The GOP has an anti-Semitism problem, one that is galvanized by Donald Trump, fueled by a fundamental misunderstanding of Zionism, and driven by an obsession to appeal to and mobilize evangelical Christian voters. Republicans continue excusing racially charged sentiments from this president out of fear of being attacked on Trump’s twitter, or worse, facing a primary challenge. While it is certainly unfair to claim the GOP to be majority racist and anti-Semitic, those who harbor hatred have unquestionably been given a sense of freedom since Trump’s election. The Southern Poverty Law Center reported just this February that “the number of white nationalist groups, those particularly electrified by Trump’s presidency, surged by almost 50 percent – from 100 groups to 148.”
Simultaneously, there is a fundamental misunderstanding that assumes criticism of Israel is inherently anti-Semitic. While we should be wary of arguments that seek to delegitimize Israel’s status as a sovereign nation state, criticizing its government under Benjamin Netanyahu is hardly anti-Semitic. Netanyahu is rightfully under the threat of indictment for corruption charges and has consistently worked to undermine peace efforts by increasing Jewish presence in illegal settlements in occupied Palestinian territory in the West Bank. Groups like J Street U, Breaking the Silence, and New Israel Fund are working tirelessly to provide a more nuanced and critical understanding of the geopolitical dimensions of the conflict than the one promoted by Taglit Birthright Israel and others who seek to delegitimize Palestinian claims and ties to the land. But this isn’t enough to shift the conversation. We need to rebrand the debate.
For the first time since the emergence of Zionism, it seems that members of the diaspora Jewish world are facing a politically manufactured choice: are you pro- or anti- Israel? I find this question detestable, suspicious, and misinformed at best, and manipulative propaganda at worst. I hate this question.
Presenting a complex, non-binary issue in such explicitly binary terms not only stifles criticism of Israel’s occupation of Palestinians, but also forces us to conform our views to inadequate and overly-simplistic categories: for or against. How can we have an honest, informed dialogue when our language stands as a barrier to productive discourse? While we argue the right of Israel to exist (which, at this point should be settled) what is to come of the millions of Palestinians who reside in occupied territories? Does Judaism not teach us to love and not oppress the stranger? Does Judaism not teach us the importance of repairing the world through acts of loving kindness? Does Judaism not teach us to pursue justice at all costs?
At this crucial moment, we have an opportunity to deny the American and Israeli right wing the power to frame the discussion. If we change the dialogue itself, rejecting the notion that a nuanced stance toward the state of Israel could be boiled down to “for or against,” we might somehow discover a more meaningful and productive pathway toward ending the suffering in the occupied territories, all while making Israel more secure and transforming it into a project more aligned with its founding ideals and principles.

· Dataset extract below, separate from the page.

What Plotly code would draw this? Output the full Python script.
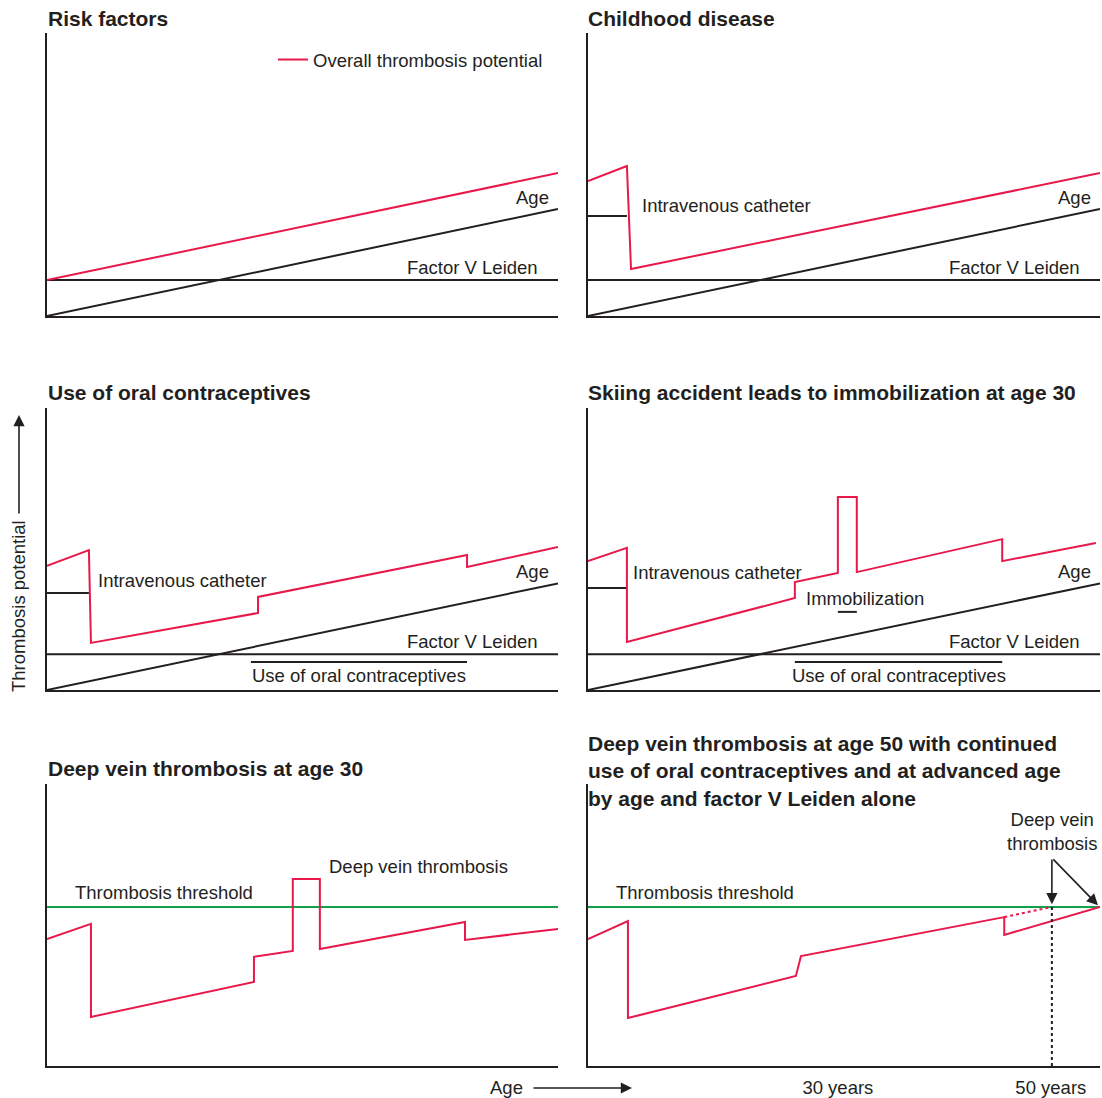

The notion that Jews must maintain loyalty to the state of Israel is itself antisemitic, even if it is what the Jewish Right believes to be true. Both American and Israeli Jews have an important job in 2019 and 2020: stop the spread of right-wing extremism and change the conversation around Israel. Like it or not, Israel will be on the ballot in 2020, and candidates can already be seen engaging on the issue leading up to the Democratic primaries. Should we fail to expand our discourse on Israel, we stand to lose sight of the immediate needs of Palestinians in West Bank and Gaza, the latter of which is said to be unlivable in its present state. What’s more, should Israel continue its military occupation of Palestinian areas, it will threaten the security of a region already rife with conflict.